»»

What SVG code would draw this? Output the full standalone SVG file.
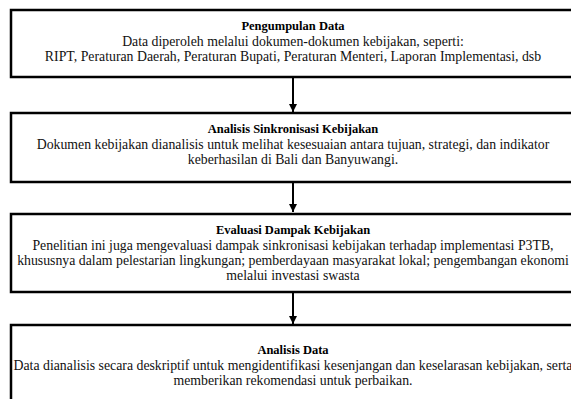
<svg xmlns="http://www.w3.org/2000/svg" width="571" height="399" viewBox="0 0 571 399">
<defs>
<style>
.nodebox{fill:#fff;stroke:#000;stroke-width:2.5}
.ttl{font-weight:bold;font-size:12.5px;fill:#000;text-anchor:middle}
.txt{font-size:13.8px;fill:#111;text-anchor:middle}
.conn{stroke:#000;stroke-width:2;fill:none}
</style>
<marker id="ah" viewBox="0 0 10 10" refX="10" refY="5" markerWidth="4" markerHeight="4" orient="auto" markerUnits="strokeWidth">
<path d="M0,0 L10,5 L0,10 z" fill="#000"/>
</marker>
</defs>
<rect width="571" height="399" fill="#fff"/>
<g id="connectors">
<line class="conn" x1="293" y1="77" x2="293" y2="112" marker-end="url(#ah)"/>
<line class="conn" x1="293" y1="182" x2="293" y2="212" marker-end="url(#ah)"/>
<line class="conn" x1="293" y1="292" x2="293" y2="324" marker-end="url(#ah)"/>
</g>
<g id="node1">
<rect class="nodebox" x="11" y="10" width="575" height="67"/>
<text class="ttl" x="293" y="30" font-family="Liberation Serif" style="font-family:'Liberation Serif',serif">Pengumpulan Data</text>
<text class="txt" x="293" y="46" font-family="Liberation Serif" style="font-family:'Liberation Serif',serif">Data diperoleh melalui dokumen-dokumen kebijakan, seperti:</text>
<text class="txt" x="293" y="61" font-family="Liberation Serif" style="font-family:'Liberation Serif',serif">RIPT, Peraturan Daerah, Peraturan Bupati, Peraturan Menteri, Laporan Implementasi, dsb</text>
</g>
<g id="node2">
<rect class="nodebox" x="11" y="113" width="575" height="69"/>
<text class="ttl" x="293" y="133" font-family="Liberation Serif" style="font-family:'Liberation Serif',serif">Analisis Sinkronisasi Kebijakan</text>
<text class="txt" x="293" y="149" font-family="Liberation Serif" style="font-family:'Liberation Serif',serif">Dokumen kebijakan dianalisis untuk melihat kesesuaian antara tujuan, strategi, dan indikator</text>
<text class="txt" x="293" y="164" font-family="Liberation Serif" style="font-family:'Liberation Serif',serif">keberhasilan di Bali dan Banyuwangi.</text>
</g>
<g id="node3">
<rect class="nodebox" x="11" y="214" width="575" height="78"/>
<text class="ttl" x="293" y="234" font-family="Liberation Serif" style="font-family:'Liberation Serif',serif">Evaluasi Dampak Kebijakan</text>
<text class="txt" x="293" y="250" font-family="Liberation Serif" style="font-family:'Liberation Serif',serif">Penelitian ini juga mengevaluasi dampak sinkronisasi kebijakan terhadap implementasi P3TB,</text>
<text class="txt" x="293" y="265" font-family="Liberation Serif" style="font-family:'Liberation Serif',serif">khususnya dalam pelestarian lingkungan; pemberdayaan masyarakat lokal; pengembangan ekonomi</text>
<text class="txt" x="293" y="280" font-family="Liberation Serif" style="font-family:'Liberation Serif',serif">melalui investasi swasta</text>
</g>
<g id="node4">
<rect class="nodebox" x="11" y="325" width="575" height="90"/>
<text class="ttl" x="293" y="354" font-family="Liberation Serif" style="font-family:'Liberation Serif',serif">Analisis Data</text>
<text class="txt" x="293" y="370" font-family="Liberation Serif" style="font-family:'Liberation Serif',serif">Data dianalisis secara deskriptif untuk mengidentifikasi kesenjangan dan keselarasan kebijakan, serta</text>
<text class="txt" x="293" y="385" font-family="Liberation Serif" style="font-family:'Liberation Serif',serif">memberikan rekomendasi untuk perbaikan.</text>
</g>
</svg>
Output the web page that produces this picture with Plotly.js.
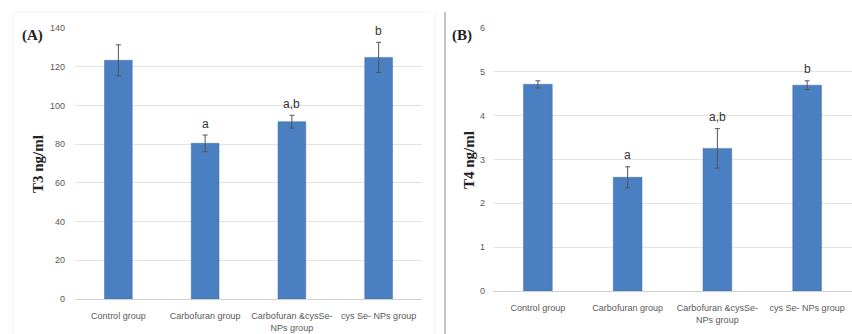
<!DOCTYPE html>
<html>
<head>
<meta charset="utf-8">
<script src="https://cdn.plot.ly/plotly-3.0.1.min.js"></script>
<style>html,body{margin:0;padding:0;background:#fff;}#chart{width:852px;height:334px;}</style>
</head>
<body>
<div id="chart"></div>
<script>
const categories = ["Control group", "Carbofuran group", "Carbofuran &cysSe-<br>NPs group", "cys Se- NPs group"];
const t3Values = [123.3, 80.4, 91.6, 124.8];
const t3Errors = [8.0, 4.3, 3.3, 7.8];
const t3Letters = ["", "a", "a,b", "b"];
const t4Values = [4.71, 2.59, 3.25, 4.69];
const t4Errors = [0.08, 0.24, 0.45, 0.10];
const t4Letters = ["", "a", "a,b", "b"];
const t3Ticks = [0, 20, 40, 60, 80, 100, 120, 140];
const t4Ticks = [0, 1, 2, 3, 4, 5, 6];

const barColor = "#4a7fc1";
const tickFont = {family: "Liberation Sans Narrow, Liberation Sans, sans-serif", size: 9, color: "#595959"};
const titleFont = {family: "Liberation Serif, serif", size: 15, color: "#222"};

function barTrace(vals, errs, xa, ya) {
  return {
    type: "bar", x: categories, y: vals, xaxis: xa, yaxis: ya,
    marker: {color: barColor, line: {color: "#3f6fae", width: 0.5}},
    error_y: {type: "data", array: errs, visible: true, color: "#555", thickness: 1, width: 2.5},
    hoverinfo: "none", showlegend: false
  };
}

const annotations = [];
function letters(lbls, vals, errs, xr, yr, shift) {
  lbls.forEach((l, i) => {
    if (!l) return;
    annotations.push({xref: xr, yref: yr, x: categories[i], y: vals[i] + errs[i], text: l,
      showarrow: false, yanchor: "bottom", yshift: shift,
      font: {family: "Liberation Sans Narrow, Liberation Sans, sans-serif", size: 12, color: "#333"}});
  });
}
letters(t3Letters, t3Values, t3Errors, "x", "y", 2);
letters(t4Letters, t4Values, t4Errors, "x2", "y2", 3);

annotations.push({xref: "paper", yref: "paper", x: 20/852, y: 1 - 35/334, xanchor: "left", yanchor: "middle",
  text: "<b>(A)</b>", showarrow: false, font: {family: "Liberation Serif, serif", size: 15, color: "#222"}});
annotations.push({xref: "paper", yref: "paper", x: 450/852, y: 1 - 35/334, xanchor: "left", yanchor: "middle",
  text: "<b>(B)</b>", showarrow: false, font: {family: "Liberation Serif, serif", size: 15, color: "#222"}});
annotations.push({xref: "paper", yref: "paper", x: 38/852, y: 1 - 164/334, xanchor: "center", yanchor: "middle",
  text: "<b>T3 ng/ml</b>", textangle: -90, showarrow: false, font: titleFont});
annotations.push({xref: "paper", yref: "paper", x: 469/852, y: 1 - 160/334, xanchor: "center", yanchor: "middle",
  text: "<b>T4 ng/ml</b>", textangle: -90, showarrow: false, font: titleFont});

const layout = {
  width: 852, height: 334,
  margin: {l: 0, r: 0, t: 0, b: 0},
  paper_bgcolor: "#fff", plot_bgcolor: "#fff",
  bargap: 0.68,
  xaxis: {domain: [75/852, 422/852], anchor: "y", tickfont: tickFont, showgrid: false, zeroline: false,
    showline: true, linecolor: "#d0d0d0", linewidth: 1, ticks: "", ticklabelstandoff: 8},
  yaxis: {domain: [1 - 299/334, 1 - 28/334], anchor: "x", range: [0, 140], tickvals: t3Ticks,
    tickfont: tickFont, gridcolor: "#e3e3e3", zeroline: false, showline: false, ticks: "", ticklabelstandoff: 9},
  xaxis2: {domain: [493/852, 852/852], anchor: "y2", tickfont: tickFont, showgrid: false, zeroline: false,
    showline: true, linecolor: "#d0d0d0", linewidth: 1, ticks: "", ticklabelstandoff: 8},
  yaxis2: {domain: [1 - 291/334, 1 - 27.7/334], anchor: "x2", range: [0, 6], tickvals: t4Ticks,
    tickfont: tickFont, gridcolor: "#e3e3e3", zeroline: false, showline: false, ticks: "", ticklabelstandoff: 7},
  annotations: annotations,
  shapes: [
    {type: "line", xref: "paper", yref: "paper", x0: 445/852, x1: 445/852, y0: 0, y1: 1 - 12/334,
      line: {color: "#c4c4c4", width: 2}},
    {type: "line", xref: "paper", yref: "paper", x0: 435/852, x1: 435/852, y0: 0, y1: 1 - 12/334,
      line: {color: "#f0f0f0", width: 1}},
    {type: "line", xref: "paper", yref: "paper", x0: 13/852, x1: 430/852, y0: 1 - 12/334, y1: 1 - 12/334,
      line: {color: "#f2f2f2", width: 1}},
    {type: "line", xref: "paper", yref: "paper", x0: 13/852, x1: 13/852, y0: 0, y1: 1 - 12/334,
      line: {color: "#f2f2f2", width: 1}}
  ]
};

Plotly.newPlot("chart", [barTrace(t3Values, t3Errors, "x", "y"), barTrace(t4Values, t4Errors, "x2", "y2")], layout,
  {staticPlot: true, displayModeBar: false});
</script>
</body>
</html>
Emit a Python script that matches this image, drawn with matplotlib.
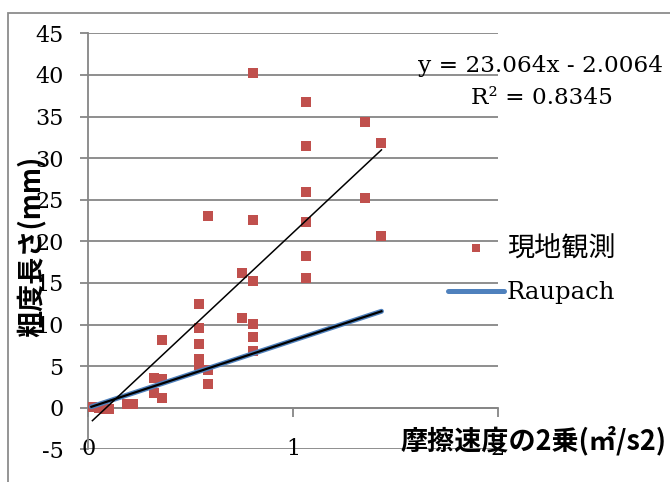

««

Copy exactly the material above from the line with "Output the web" to the line with "const t4Ticks = [0, 1, 2, 3, 4, 5, 6];", ends included, and nothing else. Leave out any picture.

> _Written solution_
Output the web page that produces this picture with Plotly.js.
<!DOCTYPE html>
<html>
<head>
<meta charset="utf-8">
<script src="https://cdn.plot.ly/plotly-3.0.1.min.js"></script>
<style>html,body{margin:0;padding:0;background:#fff;}#chart{width:852px;height:334px;}</style>
</head>
<body>
<div id="chart"></div>
<script>
const categories = ["Control group", "Carbofuran group", "Carbofuran &cysSe-<br>NPs group", "cys Se- NPs group"];
const t3Values = [123.3, 80.4, 91.6, 124.8];
const t3Errors = [8.0, 4.3, 3.3, 7.8];
const t3Letters = ["", "a", "a,b", "b"];
const t4Values = [4.71, 2.59, 3.25, 4.69];
const t4Errors = [0.08, 0.24, 0.45, 0.10];
const t4Letters = ["", "a", "a,b", "b"];
const t3Ticks = [0, 20, 40, 60, 80, 100, 120, 140];
const t4Ticks = [0, 1, 2, 3, 4, 5, 6];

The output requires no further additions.